I'm not saying either of those things either.

All I'm saying is that Harris has failed to effectively communicate what her economic agenda would be. Not that they've failed to emphasize it, but just to say what it is. I consume far too much political news, far more than the average voter, and I couldn't tell you what her main priorities are. I know what her positions are - she favors middle class tax relief, child tax relief, lowering drug prices and health care costs generally, increasing the housing stock generally, increasing the supply of subsidized/public housing specifically, targeted programs of economic relief for minority groups, student loan reform, and a host of other things. But I couldn't tell you which of those many things Harris feels particularly animated about getting done. Unlike, say, Obama with health care insurance reform, or Elizabeth Warren with banking/consumer regulation, or Trump with tariffs and protectionism.

It makes it harder for her, if voters don't know what her economic agenda is. Partially because voters care about the specifics of the candidates' plans (at least a little, and probably more than they should). But also because voters want to know that the candidate has goals, that they've got a plan in mind - that in their head they have a sense of the steps that they want to take to move forward. A mark of leadership generally is having goals and priorities and things that they want their Presidency to be about. It's a bad vibes thing when a voter doesn't know what a candidate's about - people don't like unknowns generally.

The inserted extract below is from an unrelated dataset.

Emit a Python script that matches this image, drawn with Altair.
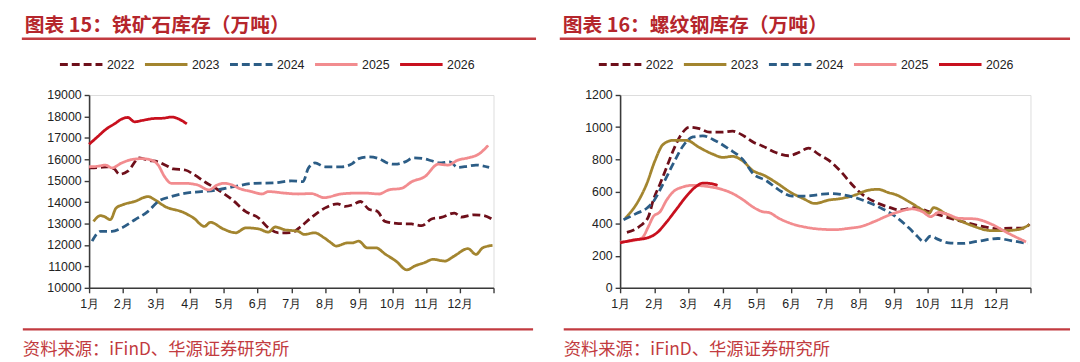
import altair as alt
import pandas as pd

years = ["2022", "2023", "2024", "2025", "2026"]
colors = ["#6E0F1A", "#A3852F", "#2C5D86", "#F28C8F", "#C8101E"]
dashes = [[8, 4], [1, 0], [8, 4], [1, 0], [1, 0]]
month_labels = ["1月", "2月", "3月", "4月", "5月", "6月", "7月", "8月", "9月", "10月", "11月", "12月"]

# ---- 铁矿石库存 (万吨) : month position, value ----
ore_2022_m = [0, 0.3, 0.55, 0.75, 0.9, 1.15, 1.5, 1.75, 2.05, 2.3, 2.5, 2.85, 3.1, 3.45, 3.8, 4.25, 4.64, 5.03, 5.32, 5.62, 6.0, 6.29, 6.58, 6.99, 7.37, 7.6, 7.81, 8.05, 8.3, 8.55, 8.78, 9.19, 9.57, 9.87, 10.16, 10.45, 10.84, 11.04, 11.42, 11.7, 11.98]
ore_2022_v = [15600, 15620, 15650, 15550, 15300, 15450, 16070, 15950, 15880, 15700, 15550, 15500, 15300, 14930, 14600, 14110, 13570, 13260, 12800, 12565, 12580, 12870, 13260, 13720, 13920, 13800, 13870, 14030, 13670, 13570, 13100, 13000, 12980, 12900, 13210, 13290, 13490, 13300, 13410, 13380, 13180]
ore_2023_m = [0.13, 0.34, 0.45, 0.63, 0.8, 1.0, 1.35, 1.75, 1.95, 2.25, 2.8, 3.1, 3.42, 3.6, 3.98, 4.35, 4.65, 5.03, 5.32, 5.52, 5.81, 6.2, 6.39, 6.68, 6.98, 7.18, 7.33, 7.67, 7.81, 8.0, 8.25, 8.5, 8.8, 9.1, 9.43, 9.67, 9.96, 10.2, 10.55, 10.84, 11.24, 11.48, 11.68, 11.97]
ore_2023_v = [13100, 13370, 13330, 13180, 13720, 13880, 14030, 14260, 14110, 13800, 13520, 13260, 12870, 13060, 12750, 12570, 12800, 12750, 12600, 12840, 12710, 12640, 12490, 12570, 12330, 12100, 11950, 12100, 12100, 12180, 11870, 11870, 11560, 11255, 10840, 11025, 11180, 11330, 11250, 11490, 11830, 11560, 11870, 11980]
ore_2024_m = [0.09, 0.34, 0.68, 0.97, 1.36, 1.75, 2.05, 2.44, 2.83, 3.32, 3.8, 4.3, 4.9, 5.5, 6.0, 6.35, 6.5, 6.7, 7.0, 7.5, 7.81, 8.0, 8.3, 8.6, 8.9, 9.08, 9.38, 9.62, 9.92, 10.16, 10.4, 10.7, 10.94, 11.24, 11.48, 11.87]
ore_2024_v = [12180, 12640, 12640, 12800, 13180, 13570, 14030, 14260, 14410, 14490, 14570, 14720, 14880, 14900, 14990, 14960, 15570, 15830, 15650, 15650, 15800, 16030, 16110, 16030, 15800, 15770, 15880, 16065, 16030, 15930, 15830, 15880, 15620, 15680, 15730, 15620]
ore_2025_m = [0, 0.29, 0.48, 0.68, 0.97, 1.27, 1.56, 1.85, 2.05, 2.24, 2.44, 2.83, 3.22, 3.56, 3.8, 4.0, 4.25, 4.44, 4.83, 5.13, 5.32, 5.81, 6.2, 6.59, 6.98, 7.47, 7.91, 8.2, 8.6, 8.89, 9.28, 9.57, 9.96, 10.36, 10.65, 10.94, 11.24, 11.58, 11.84]
ore_2025_v = [15650, 15680, 15730, 15600, 15830, 15990, 16030, 15960, 15730, 15190, 14880, 14880, 14800, 14570, 14800, 14880, 14800, 14650, 14490, 14380, 14490, 14420, 14380, 14400, 14210, 14380, 14420, 14420, 14380, 14570, 14650, 14950, 15190, 15770, 15730, 15960, 16065, 16260, 16650]
ore_2026_m = [0, 0.25, 0.5, 0.75, 1.0, 1.15, 1.35, 1.6, 1.9, 2.2, 2.45, 2.7, 2.9]
ore_2026_v = [16700, 17050, 17400, 17650, 17900, 17950, 17750, 17820, 17900, 17920, 17970, 17850, 17650]

# ---- 螺纹钢库存 (万吨) ----
reb_2022_m = [0.2, 0.59, 0.83, 0.97, 1.17, 1.36, 1.55, 1.79, 2.03, 2.32, 2.61, 3.0, 3.29, 3.62, 3.91, 4.16, 4.55, 4.93, 5.22, 5.51, 5.8, 6.18, 6.47, 6.76, 7.05, 7.44, 7.87, 8.16, 8.64, 9.03, 9.5, 9.99, 10.47, 11.05, 11.43, 11.82, 11.97]
reb_2022_v = [345, 386, 443, 546, 648, 750, 853, 955, 1000, 991, 969, 969, 975, 945, 905, 883, 842, 822, 842, 869, 832, 781, 720, 648, 587, 536, 501, 485, 499, 474, 443, 413, 388, 368, 372, 372, 396]
reb_2023_m = [0.15, 0.49, 0.78, 1.02, 1.26, 1.55, 1.94, 2.32, 2.71, 3.0, 3.29, 3.58, 3.88, 4.21, 4.6, 4.98, 5.35, 5.7, 6.09, 6.47, 6.86, 7.25, 7.54, 7.87, 8.06, 8.45, 8.84, 9.03, 9.17, 9.5, 9.89, 10.28, 10.86, 11.24, 11.63, 11.97]
reb_2023_v = [433, 525, 648, 791, 893, 918, 918, 873, 832, 812, 818, 791, 730, 700, 650, 595, 556, 525, 546, 556, 577, 607, 613, 591, 580, 536, 485, 464, 499, 464, 423, 388, 356, 356, 362, 393]
reb_2024_m = [0.1, 0.49, 0.78, 0.97, 1.26, 1.55, 1.84, 2.13, 2.42, 2.8, 3.19, 3.58, 3.91, 4.26, 4.64, 5.03, 5.41, 5.8, 6.18, 6.57, 6.96, 7.34, 7.68, 8.06, 8.45, 8.69, 8.88, 9.07, 9.32, 9.6, 9.99, 10.47, 11.05, 11.43, 11.92]
reb_2024_v = [423, 464, 495, 536, 648, 771, 883, 939, 945, 914, 863, 801, 706, 669, 610, 571, 571, 580, 587, 577, 556, 525, 491, 443, 372, 321, 286, 321, 300, 280, 276, 290, 307, 294, 276]
reb_2025_m = [0, 0.4, 0.64, 0.83, 0.97, 1.17, 1.36, 1.55, 1.84, 2.13, 2.51, 2.9, 3.29, 3.58, 3.91, 4.16, 4.36, 4.64, 5.03, 5.41, 5.8, 6.28, 6.67, 7.05, 7.44, 7.87, 8.16, 8.55, 8.84, 9.08, 9.32, 9.6, 9.89, 10.38, 10.86, 11.34, 11.87]
reb_2025_v = [285, 295, 310, 382, 443, 474, 546, 597, 628, 638, 632, 617, 587, 550, 500, 474, 468, 433, 398, 378, 366, 362, 370, 382, 413, 453, 474, 491, 474, 443, 470, 456, 433, 429, 396, 341, 286]
reb_2026_m = [0, 0.4, 0.78, 1.07, 1.36, 1.65, 1.94, 2.23, 2.42, 2.61, 2.85]
reb_2026_v = [280, 298, 310, 341, 410, 490, 570, 632, 652, 650, 638]

source_text = "资料来源：iFinD、华源证券研究所"
title_ore = "图表 15：铁矿石库存（万吨）"
title_reb = "图表 16：螺纹钢库存（万吨）"

TITLE_RED = "#B5262C"
LINE_RED = "#C23B40"
CJK = "Noto Sans CJK SC"
LAT = "Liberation Sans"


def long_df(series):
    rows = []
    for yr, ms, vs in series:
        for m, v in zip(ms, vs):
            rows.append({"year": yr, "m": m, "v": v})
    return pd.DataFrame(rows)


def panel(df, title, ydom, ystep, width, height, geo):
    leg = alt.Legend(
        title=None, orient="none", legendX=geo["lx"], legendY=geo["ly"],
        direction="horizontal", symbolType="stroke", symbolSize=1849,
        symbolStrokeWidth=3, labelFontSize=12.5, labelFont=LAT,
        labelColor="#222222", labelOffset=3, columnPadding=4, padding=0,
    )
    lines = alt.Chart(df).mark_line(strokeWidth=2.8, interpolate="monotone").encode(
        x=alt.X("m:Q", scale=alt.Scale(domain=[0, 12], nice=False, zero=False),
                axis=alt.Axis(values=list(range(13)), title=None, grid=False,
                              labelExpr="datum.value < 12 ? (datum.value + 1) + '月' : ''",
                              labelFlush=False, labelOverlap=False,
                              labelFontSize=12.5, labelFont=LAT, labelColor="#222222",
                              domainColor="#3a3a3a", domainWidth=1.6, tickColor="#3a3a3a",
                              tickWidth=1.4, tickSize=5, labelPadding=5)),
        y=alt.Y("v:Q", scale=alt.Scale(domain=ydom, nice=False, zero=False),
                axis=alt.Axis(values=list(range(ydom[0], ydom[1] + 1, ystep)), title=None,
                              grid=False, format="d", labelFontSize=12.5, labelFont=LAT,
                              labelColor="#222222", domainColor="#3a3a3a", domainWidth=1.6,
                              tickColor="#3a3a3a", tickWidth=1.4, tickSize=5, labelPadding=3)),
        color=alt.Color("year:N", scale=alt.Scale(domain=years, range=colors), legend=leg),
        strokeDash=alt.StrokeDash("year:N", scale=alt.Scale(domain=years, range=dashes), legend=leg),
    )
    ttl = alt.Chart(pd.DataFrame({"t": [title]})).mark_text(
        align="left", baseline="middle", fontSize=20, fontWeight="bold",
        font=CJK, color=TITLE_RED,
    ).encode(x=alt.value(geo["tx"]), y=alt.value(-70), text="t:N")
    top_rule = alt.Chart(pd.DataFrame({"a": [0]})).mark_rule(
        color=LINE_RED, strokeWidth=2.5
    ).encode(x=alt.value(geo["r1"][0]), x2=alt.value(geo["r1"][1]), y=alt.value(-57))
    bot_rule = alt.Chart(pd.DataFrame({"a": [0]})).mark_rule(
        color=LINE_RED, strokeWidth=2.5
    ).encode(x=alt.value(geo["r2"][0]), x2=alt.value(geo["r2"][1]), y=alt.value(237))
    src = alt.Chart(pd.DataFrame({"t": [source_text]})).mark_text(
        align="left", baseline="middle", fontSize=17.5, font=CJK, color=LINE_RED,
    ).encode(x=alt.value(geo["sx"]), y=alt.value(258), text="t:N")
    return alt.layer(lines, ttl, top_rule, bot_rule, src).properties(width=width, height=height)


ore_df = long_df([
    ("2022", ore_2022_m, ore_2022_v), ("2023", ore_2023_m, ore_2023_v),
    ("2024", ore_2024_m, ore_2024_v), ("2025", ore_2025_m, ore_2025_v),
    ("2026", ore_2026_m, ore_2026_v),
])
reb_df = long_df([
    ("2022", reb_2022_m, reb_2022_v), ("2023", reb_2023_m, reb_2023_v),
    ("2024", reb_2024_m, reb_2024_v), ("2025", reb_2025_m, reb_2025_v),
    ("2026", reb_2026_m, reb_2026_v),
])

left = panel(ore_df, title_ore, [10000, 19000], 1000, 409, 195,
             {"lx": -31, "ly": -54, "tx": -65, "r1": (-68, 452), "r2": (-67, 449), "sx": -67})
right = panel(reb_df, title_reb, [0, 1200], 200, 415, 195,
              {"lx": -23, "ly": -54, "tx": -58, "r1": (-61, 455), "r2": (-57, 455), "sx": -57})

chart = alt.hconcat(left, right, spacing=20).resolve_scale(
    color="independent", strokeDash="independent"
).properties(
    padding={"left": 12, "top": 5, "right": 0, "bottom": 0}
).configure_view(stroke=None).configure(background="white")

chart.save("out.html", embed_options={"renderer": "svg", "actions": False})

Voters don't trust the Democrats on the economy, and they really trust Democrats on abortion - so obviously a huge part of the closing argument should be to emphasize abortion. But voters care most about the economy, so you need to give them enough to convince them that you can lead on that point. That you have priorities. If everything's a priority, nothing is - not giving voters a clear sense of what her priorities are will end up carrying a cost for the campaign.